Section 12(j) of the Exchange Act provides as follows:

 

The Commission is authorized, by order, as it deems necessary or appropriate for the protection of investors to deny, to suspend the effective date of, to suspend for a period not exceeding twelve months, or to revoke the registration of a security, if the Commission finds, on the record after notice and opportunity for hearing, that the issuer of such security has failed to comply with any provision of this title or the rules and regulations thereunder.
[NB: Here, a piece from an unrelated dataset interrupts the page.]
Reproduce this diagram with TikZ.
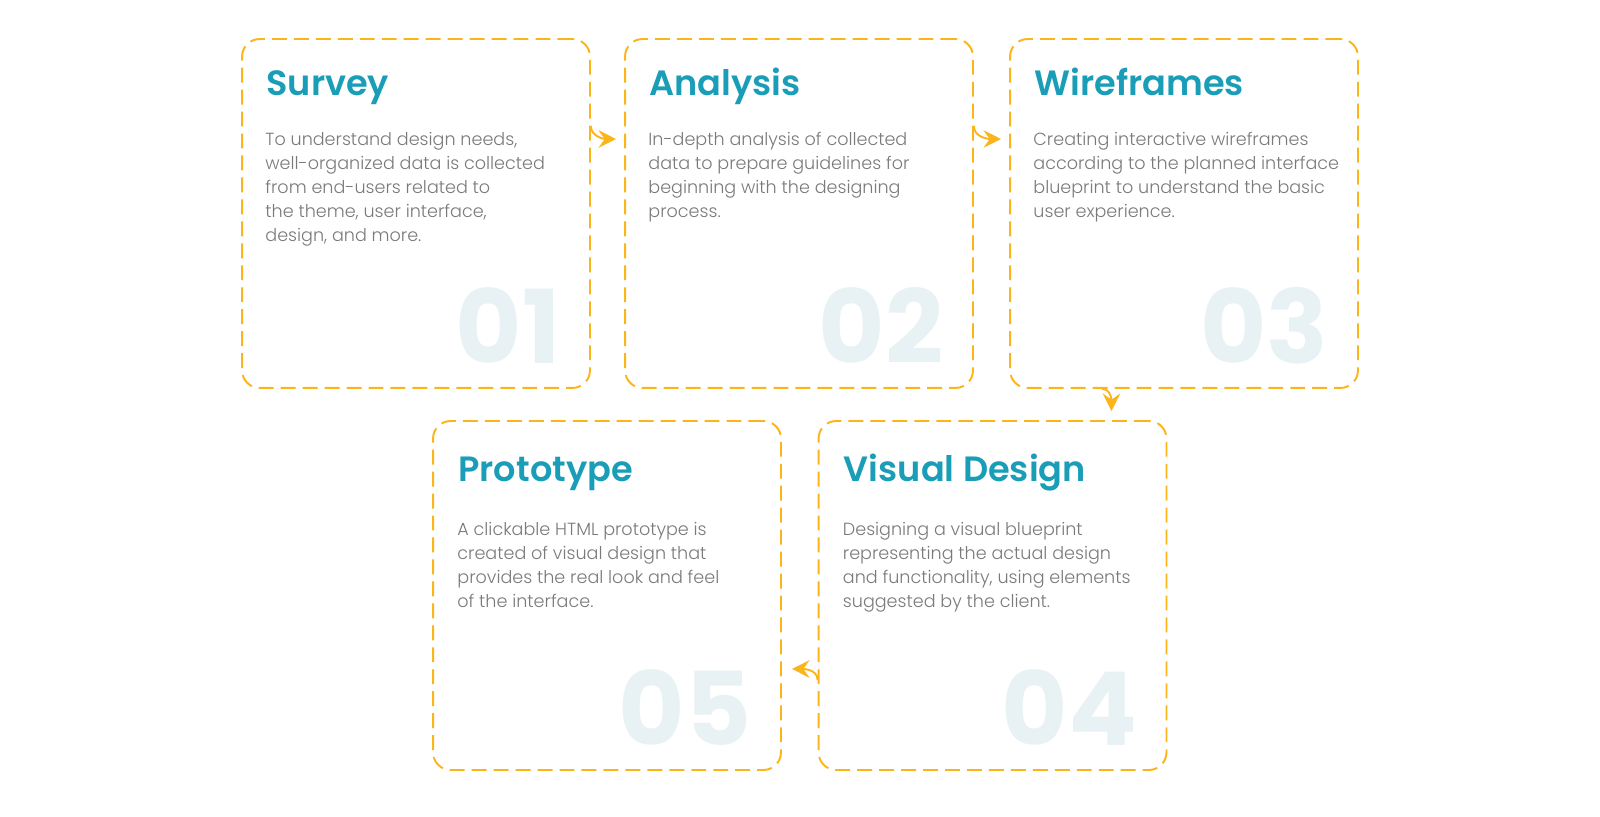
\documentclass[tikz,border=0pt]{standalone}
\usepackage{fontspec}
\setmainfont{Poppins}
\newfontfamily\headfont{Poppins SemiBold}
\newfontfamily\bodyfont{Poppins Light}
\newfontfamily\numfont{Poppins Bold}
\usetikzlibrary{arrows.meta}
\usetikzlibrary{positioning}
\usetikzlibrary{calc}
\definecolor{dashorange}{HTML}{FBB51B}
\definecolor{headteal}{HTML}{1A9DB7}
\definecolor{bodygrey}{HTML}{7A7A7A}
\definecolor{numgrey}{HTML}{E8F2F4}
\tikzset{
  stepbox/.style={draw=dashorange,line width=1.1pt,dash pattern=on 8.5pt off 4pt,
    rounded corners=10pt,minimum width=6.96cm,minimum height=6.98cm,inner sep=0pt},
  steptitle/.style={anchor=base west,inner sep=0pt,text=headteal,
    font=\headfont\fontsize{20}{24}\selectfont},
  stepbody/.style={anchor=north west,inner sep=0pt,align=left,text=bodygrey,
    font=\bodyfont\fontsize{10}{13.6}\selectfont},
  stepnum/.style={anchor=base east,inner sep=0pt,text=numgrey,
    font=\numfont\fontsize{58}{58}\selectfont},
  flow/.style={draw=dashorange,line width=1.1pt,-{Stealth[length=10pt,width=10pt,inset=3.5pt]}}
}
\begin{document}
\begin{tikzpicture}[x=0.02cm,y=-0.02cm]
\useasboundingbox (0,0) rectangle (1600,817);
% boxes
\node[stepbox] (survey) at (416,213.5) {};
\node[stepbox] (analysis) at (799,213.5) {};
\node[stepbox] (wireframes) at (1184,213.5) {};
\node[stepbox] (visual) at (992.5,595.5) {};
\node[stepbox] (prototype) at (607,595.5) {};
% big numbers
\node[stepnum] (n1) at ([xshift=-0.6cm,yshift=0.5cm]survey.south east) {01};
\node[stepnum] (n2) at ([xshift=-0.6cm,yshift=0.5cm]analysis.south east) {02};
\node[stepnum] (n3) at ([xshift=-0.6cm,yshift=0.5cm]wireframes.south east) {03};
\node[stepnum] (n4) at ([xshift=-0.6cm,yshift=0.5cm]visual.south east) {04};
\node[stepnum] (n5) at ([xshift=-0.6cm,yshift=0.5cm]prototype.south east) {05};
% titles
\node[steptitle] (h1) at ([xshift=0.5cm,yshift=-1.14cm]survey.north west) {Survey};
\node[steptitle] (h2) at ([xshift=0.5cm,yshift=-1.14cm]analysis.north west) {Analysis};
\node[steptitle] (h3) at ([xshift=0.5cm,yshift=-1.14cm]wireframes.north west) {Wireframes};
\node[steptitle] (h4) at ([xshift=0.52cm,yshift=-1.22cm]visual.north west) {Visual Design};
\node[steptitle] (h5) at ([xshift=0.52cm,yshift=-1.22cm]prototype.north west) {Prototype};
% texts
\node[stepbody] (t1) at ([xshift=0.48cm,yshift=-1.88cm]survey.north west)
  {To understand design needs,\\well-organized data is collected\\from end-users related to\\the theme, user interface,\\design, and more.};
\node[stepbody] (t2) at ([xshift=0.48cm,yshift=-1.88cm]analysis.north west)
  {In-depth analysis of collected\\data to prepare guidelines for\\beginning with the designing\\process.};
\node[stepbody] (t3) at ([xshift=0.48cm,yshift=-1.88cm]wireframes.north west)
  {Creating interactive wireframes\\according to the planned interface\\blueprint to understand the basic\\user experience.};
\node[stepbody] (t4) at ([xshift=0.5cm,yshift=-2.04cm]visual.north west)
  {Designing a visual blueprint\\representing the actual design\\and functionality, using elements\\suggested by the client.};
\node[stepbody] (t5) at ([xshift=0.5cm,yshift=-2.04cm]prototype.north west)
  {A clickable HTML prototype is\\created of visual design that\\provides the real look and feel\\of the interface.};
% connectors
\coordinate (e12) at ([xshift=-0.16cm,yshift=-2.02cm]analysis.north west);
\coordinate (e23) at ([xshift=-0.16cm,yshift=-2.02cm]wireframes.north west);
\coordinate (e34) at ([xshift=5.88cm,yshift=0.18cm]visual.north west);
\coordinate (e45) at ([xshift=0.2cm,yshift=2.04cm]prototype.south east);
\draw[flow] ([yshift=-1.76cm]survey.north east) to[out=-90,in=180] (e12);
\draw[flow] ([yshift=-1.76cm]analysis.north east) to[out=-90,in=180] (e23);
\draw[flow] ([xshift=1.86cm]wireframes.south west) to[out=0,in=90] (e34);
\draw[flow] ([yshift=1.82cm]visual.south west) to[out=90,in=0] (e45);
\end{tikzpicture}
\end{document}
No member of a national securities exchange, broker, or dealer shall make use of the mails or any means of instrumentality of interstate commerce to effect any transaction in, or to induce the purchase or sale of, any security the registration of which has been and is suspended or revoked pursuant to the preceding sentence.

 

In view of the foregoing, the Commission finds that it is necessary and appropriate for the protection of investors to impose the sanction specified in Spiegel’s Offer.

 

Accordingly, it is hereby ORDERED, pursuant to Section 12(j) of the Exchange Act, that registration of each class of Spiegel’s securities registered pursuant to Section 12 of the Exchange Act be, and hereby is, revoked.


For the Commission, by its Secretary, pursuant to delegated authority.

 

/s/ Jonathan G. Katz


Secretary

 

Endnotes


1 The findings herein are made pursuant to Spiegel’s Offer of Settlement and are not binding on any other person or entity in this or any other proceeding.